The Broad (or trade weighted US dollar index), Index fell year on year, (-1.2%) for the first time in three years. The monthly Broad Index recorded a value of 96.77 for July, down in each of the last six months from its high of 102.78 in January.
Table 1 lists the values of the US dollar measured in the currency of the 17 steel trading nations on August 7th. It reports the changes in, one year, 3 months and one month for each currency and is color coded to indicate strengthening of the dollar in red and weakening in green. The US dollar has declined in value against the most of the seventeen steel trading nations that we track. Twelve of the 17 have gained against the dollar over the past three months, 9 over the past month. Looked at over a one year period, the dollar has lost ground against 11 of the 17. The dollar has gained against all of these countries but two (South Korean Won and the Saud Arabia, Riyal), when looked at vs. five years ago.

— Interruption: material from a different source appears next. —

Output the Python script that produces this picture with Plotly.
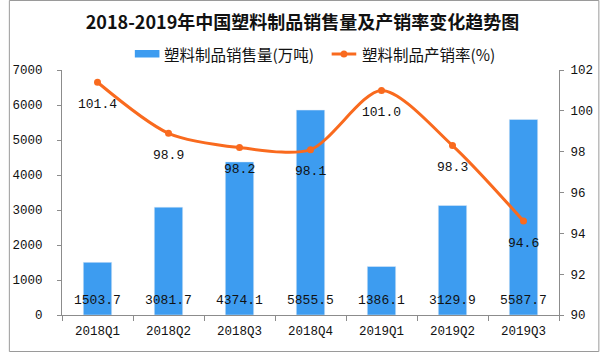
import plotly.graph_objects as go

categories = ["2018Q1", "2018Q2", "2018Q3", "2018Q4", "2019Q1", "2019Q2", "2019Q3"]
sales = [1503.7, 3081.7, 4374.1, 5855.5, 1386.1, 3129.9, 5587.7]
rate = [101.4, 98.9, 98.2, 98.1, 101.0, 98.3, 94.6]

title_text = "2018-2019年中国塑料制品销售量及产销率变化趋势图"
bar_name = "塑料制品销售量(万吨)"
line_name = "塑料制品产销率(%)"

BAR_COLOR = "#3d9cf0"
LINE_COLOR = "#f96a1e"
AXIS_COLOR = "#8c8c8c"
NUM_FONT = "Liberation Mono, Noto Sans CJK SC"
CJK_FONT = "Noto Sans CJK SC"

# plot-area pixel geometry
L, R, T, B = 54, 559, 70, 315
W, H = 605, 352


def px_x(px):
    return (px - L) / (R - L)


def px_y(py):
    return (B - py) / (B - T)


fig = go.Figure()
fig.add_trace(go.Bar(
    x=categories, y=sales, name=bar_name, marker_color=BAR_COLOR,
    width=0.4, yaxis="y", showlegend=False,
))
fig.add_trace(go.Scatter(
    x=categories, y=rate, name=line_name, yaxis="y2", mode="lines+markers",
    line=dict(color=LINE_COLOR, width=3, shape="spline", smoothing=0.8),
    marker=dict(color=LINE_COLOR, size=7), showlegend=False,
))

annotations = []
for c, v in zip(categories, sales):
    annotations.append(dict(
        x=c, y=0, xref="x", yref="y", text=f"{v:.1f}", showarrow=False,
        yanchor="middle", yshift=15, font=dict(family=NUM_FONT, size=13, color="#111"),
    ))
for c, v in zip(categories, rate):
    annotations.append(dict(
        x=c, y=v, xref="x", yref="y2", text=f"{v:.1f}", showarrow=False,
        yanchor="middle", yshift=-22, font=dict(family=NUM_FONT, size=13, color="#111"),
    ))

# manual legend
annotations.append(dict(
    x=px_x(156), y=px_y(53.5), xref="paper", yref="paper", text=bar_name,
    showarrow=False, xanchor="left", yanchor="middle",
    font=dict(family=CJK_FONT, size=15.5, color="#111"),
))
annotations.append(dict(
    x=px_x(357), y=px_y(53.5), xref="paper", yref="paper", text=line_name,
    showarrow=False, xanchor="left", yanchor="middle",
    font=dict(family=CJK_FONT, size=15.5, color="#111"),
))

shapes = [
    dict(type="rect", xref="paper", yref="paper",
         x0=px_x(128), x1=px_x(153), y0=px_y(57.5), y1=px_y(50),
         fillcolor=BAR_COLOR, line=dict(width=0)),
    dict(type="line", xref="paper", yref="paper",
         x0=px_x(328), x1=px_x(353), y0=px_y(54), y1=px_y(54),
         line=dict(color=LINE_COLOR, width=3)),
    dict(type="circle", xref="paper", yref="paper",
         x0=px_x(337), x1=px_x(344), y0=px_y(57.5), y1=px_y(50.5),
         fillcolor=LINE_COLOR, line=dict(width=0)),
    dict(type="rect", xref="paper", yref="paper",
         x0=px_x(0.5), x1=px_x(599.5), y0=px_y(351.5), y1=px_y(0.5),
         line=dict(color="#9a9a9a", width=1), layer="below"),
]

fig.update_layout(
    width=W, height=H,
    margin=dict(l=L, r=W - R, t=T, b=H - B),
    paper_bgcolor="white", plot_bgcolor="white",
    title=dict(text=f"<b>{title_text}</b>", x=0.5, xanchor="center",
               y=1 - 23 / H, yanchor="middle",
               font=dict(family=CJK_FONT, size=18, color="#111")),
    showlegend=False,
    bargap=0.6,
    xaxis=dict(
        type="category", showline=True, linecolor=AXIS_COLOR, linewidth=1,
        ticks="outside", tickson="boundaries", ticklen=5, tickcolor=AXIS_COLOR,
        showgrid=False, ticklabelstandoff=4,
        tickfont=dict(family=NUM_FONT, size=12.5, color="#111"),
    ),
    yaxis=dict(
        range=[0, 7000], dtick=1000, showline=True, linecolor=AXIS_COLOR,
        ticks="outside", ticklen=4, tickcolor=AXIS_COLOR, showgrid=False,
        zeroline=False, ticklabelstandoff=12,
        tickfont=dict(family=NUM_FONT, size=12.5, color="#111"),
    ),
    yaxis2=dict(
        range=[90, 102], dtick=2, overlaying="y", side="right", showline=True,
        linecolor=AXIS_COLOR, ticks="outside", ticklen=4, tickcolor=AXIS_COLOR,
        showgrid=False, zeroline=False, ticklabelstandoff=4,
        tickfont=dict(family=NUM_FONT, size=12.5, color="#111"),
    ),
    annotations=annotations,
    shapes=shapes,
)

fig.write_html("out.html")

Key currencies that have been gaining against the buck include: The Euro gained +2.0% against the dollar over one month and +6.6% over three months; the Canadian dollar, (+0.0% and 7.3%); the Japanese Yen (+1.2%, +1.7%); the Turkish Lira (-0.1%, +0.4%) and the Chinese Yuan (0.4%, 2.1%).

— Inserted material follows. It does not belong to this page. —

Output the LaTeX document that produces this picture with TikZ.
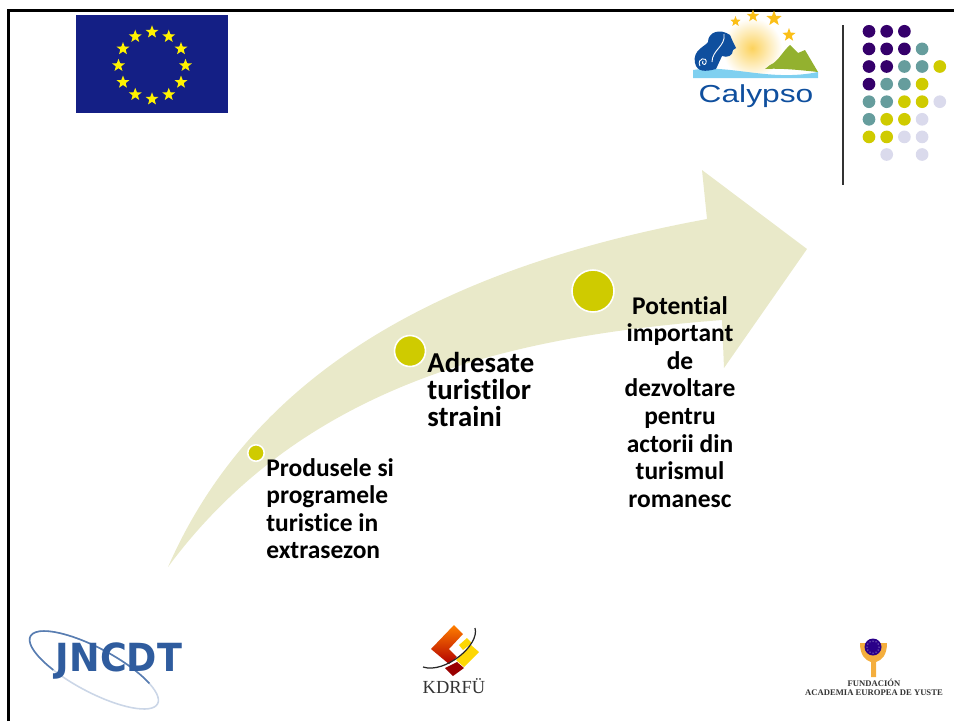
\documentclass[tikz,border=0pt]{standalone}
\usepackage{fontspec}
\setmainfont{Carlito}[Ligatures=NoCommon]
\usetikzlibrary{shapes.geometric,positioning}
\definecolor{flagblue}{HTML}{141F85}
\definecolor{flagstar}{HTML}{FFF200}
\definecolor{arrowfill}{HTML}{E9E9C9}
\definecolor{olive}{HTML}{CFCB00}
\definecolor{dotpurple}{HTML}{35006B}
\definecolor{dotteal}{HTML}{669D9D}
\definecolor{dotlilac}{HTML}{DADAEC}
\definecolor{calblue}{HTML}{0F4F9E}
\definecolor{calsky}{HTML}{7FD0F0}
\definecolor{calgreen}{HTML}{93B12F}
\definecolor{calstar}{HTML}{FBBF17}
\definecolor{jncblue}{HTML}{2F5C9E}
\definecolor{yusteorange}{HTML}{F4AE3D}
\tikzset{
  flagstarnode/.style={star,star points=5,star point ratio=2.4,fill=flagstar,inner sep=0pt,minimum size=2.7mm},
  calstarnode/.style={star,star points=5,star point ratio=2.4,fill=calstar,inner sep=0pt},
  griddot/.style={circle,fill=#1,inner sep=0pt,minimum size=2.54mm},
  bullet/.style={circle,fill=olive,draw=white,line width=0.9pt,inner sep=0pt},
  steptext/.style={align=#1,text=black,inner sep=0pt},
  logotext/.style={inner sep=0pt}
}
\begin{document}
\begin{tikzpicture}[x=0.02cm,y=-0.02cm]
\useasboundingbox (0,0) rectangle (954,721);

% slide frame
\draw[line width=1.7pt] (8.5,721) -- (8.5,10.5) -- (954,10.5);

% arrow
\fill[arrowfill] (168,567) .. controls (250,380) and (430,270) .. (707,219)
  -- (702,170) -- (807,249) -- (724,368) -- (722,320)
  .. controls (530,335) and (310,375) .. (168,567);

% flag
\node[fill=flagblue,minimum width=3.04cm,minimum height=1.96cm,inner sep=0pt] (flag) at (152,64) {};
\foreach \a in {0,30,...,330}
  \node[flagstarnode] (star\a) at (152+33.5*cos \a,65.5+33.5*sin \a) {};

% Calypso logo
\shade[inner color=calstar!70,outer color=white] (752,48) circle (30);
\fill[calgreen] (765,69) -- (770,65) .. controls (778,62) and (782,52) .. (790,45) -- (798,53) -- (805,50) -- (818,72) .. controls (800,70) and (780,68) .. (765,69) -- cycle;
\fill[calsky] (693,70) .. controls (730,64) and (770,82) .. (818,72) -- (818,78) -- (693,78) -- cycle;
\fill[calblue] (695,63) .. controls (692,50) and (706,46) .. (708,42) .. controls (708,32) and (720,28) .. (730,35) -- (733,42) -- (736,48) -- (733,50) .. controls (733,56) and (727,58) .. (722,56) -- (716,69) .. controls (705,72) and (697,72) .. (695,63) -- cycle;
\draw[white,line width=0.5pt] (700,66) .. controls (696,58) and (708,56) .. (706,63) .. controls (705,66) and (701,64) .. (703,61);
\draw[white,line width=0.5pt] (712,62) .. controls (712,50) and (726,46) .. (724,34);
\node[calstarnode,minimum size=2.2mm] (cstar1) at (735.5,21.5) {};
\node[calstarnode,minimum size=2.6mm] (cstar2) at (753,16) {};
\node[calstarnode,minimum size=3.2mm] (cstar3) at (774,18.5) {};
\node[calstarnode,minimum size=2.8mm] (cstar4) at (789,35) {};
\node[logotext,text=calblue,font=\fontspec{Liberation Sans}\fontsize{14pt}{15pt}\selectfont] (calypso) at (756,96.5) {\scalebox{1.29}[1]{Calypso}};

% divider
\draw[line width=0.7pt,black!80] (843,25) -- (843,185);

% dot grid
\foreach \r/\k in {0/0,0/1,0/2,1/0,1/1,1/2,2/0,2/1,3/0}
  \node[griddot=dotpurple] (pdot\r-\k) at (869+\k*17.7,31.3+\r*17.6) {};
\foreach \r/\k in {1/3,2/2,2/3,3/1,3/2,4/0,4/1,5/0}
  \node[griddot=dotteal] (tdot\r-\k) at (869+\k*17.7,31.3+\r*17.6) {};
\foreach \r/\k in {2/4,3/3,4/2,4/3,5/1,5/2,6/0,6/1}
  \node[griddot=olive] (odot\r-\k) at (869+\k*17.7,31.3+\r*17.6) {};
\foreach \r/\k in {4/4,5/3,6/2,6/3,7/1,7/3}
  \node[griddot=dotlilac] (ldot\r-\k) at (869+\k*17.7,31.3+\r*17.6) {};

% bullets
\node[bullet,minimum size=3.3mm] (bulletA) at (256,453) {};
\node[bullet,minimum size=6.2mm] (bulletB) at (410,351) {};
\node[bullet,minimum size=8.4mm] (bulletC) at (593,291) {};

% step texts
\node[steptext=left,anchor=north west,font=\bfseries\fontsize{14.5pt}{15.7pt}\selectfont] (textA) at (266,458) {Produsele si\\programele\\turistice in\\extrasezon};
\node[steptext=left,anchor=north west,font=\bfseries\fontsize{16.4pt}{15.3pt}\selectfont] (textB) at (427,352) {Adresate\\turistilor\\straini};
\node[steptext=center,anchor=north,font=\bfseries\fontsize{14.5pt}{15.7pt}\selectfont] (textC) at (680,296) {Potential\\important\\de\\dezvoltare\\pentru\\actorii din\\turismul\\romanesc};

% JNCDT logo
\draw[jncblue!25,line width=0.9pt,rotate around={-28:(94,670)}] (94,670) ellipse (72 and 22);
\draw[jncblue!80,line width=0.9pt,rotate around={-28:(94,670)}] plot[domain=120:320,smooth,samples=30] ({94+72*cos(\x)},{670+22*sin(\x)});
\node[logotext,text=jncblue,font=\fontspec{DejaVu Sans}\bfseries\fontsize{21pt}{22pt}\selectfont] (jncdt) at (119,661) {\scalebox{0.99}[1.05]{JNCDT}};

% KDRFU logo
\shade[top color=orange,bottom color=red!70!black] (454,625) -- (463,634) -- (449,649) -- (457,657) -- (449,664) -- (431,649) -- cycle;
\fill[red!60!black] (457,662) -- (464,668) -- (453,676) -- (445,668) -- cycle;
\fill[yellow!75!orange] (471,645) -- (479,652) -- (464,667) -- (456,660) -- cycle;
\fill[yellow!75!orange] (467,638) -- (472,643) -- (463,650) -- (459,645) -- cycle;
\draw[black!85,line width=0.7pt] (423,667) .. controls (445,674) and (480,645) .. (475,628);
\node[logotext,text=black!80,font=\fontspec{Liberation Serif}\fontsize{10.5pt}{11pt}\selectfont] (kdrfu) at (454,686) {KDRFÜ};

% Yuste logo
\fill[yusteorange] (860,643) -- (867,643) .. controls (867,655) and (878,657) .. (880,643) -- (887,643) .. controls (887,655) and (882,660) .. (876,662) -- (876,677) -- (871,677) -- (871,662) .. controls (865,660) and (860,655) .. (860,643) -- cycle;
\node[circle,fill=dotpurple!80!blue,inner sep=0pt,minimum size=3.4mm] (yustedisc) at (873,647) {};
\foreach \a in {0,30,...,330}
  \fill[white] (873+6*cos \a,647+6*sin \a) circle (0.5);
\node[logotext,text=black!80,align=center,font=\fontspec{Liberation Serif}\bfseries\fontsize{4.9pt}{5.4pt}\selectfont] (yuste) at (874,687.5) {FUNDACIÓN\\ACADEMIA EUROPEA DE YUSTE};
\end{tikzpicture}
\end{document}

Figure 1 shows the track of the Broad Index from 2000 to present. The Index value is read off the left hand Y axis, the year on year percentage change on the right Y axis. The index traded in a narrow range from 2012 through mid-2014 at which point it began a rapid rise peaking in January 2017. Volumes of imported goods to include long product steel are heavily influenced by currency exchange. The correlation coefficient between net long product imports and the road Index from 1995 to present is 0.692, a fairly strong relationship.
Currency traders keep a keen eye-on inflation in an effort to predict future interest rate hikes. Higher interest rates attract both domestic and foreign capital searching for a higher return. This results in an increasing demand for US dollars. When demand rises on a fixed supply, the price rises. At this time, the FED has been very cautious on any public discloser on the timing of futures interest rate hikes. Key reports to watch which shed light on inflationary pressures include: Trade Balance, Non-farm Payroll Employment, Gross Domestic Product, Retail Sales and Industrial Production.
At Gerdau, we keep a close eye on the currency market because it has a profound impact on both the import and export of raw materials, semi-finished and finished steel. A strengthening USD is a “double-edged sword”, as it makes the US market more attractive other countries to export to the US and conversely imposes strong head-winds for the US to export its products to other nations.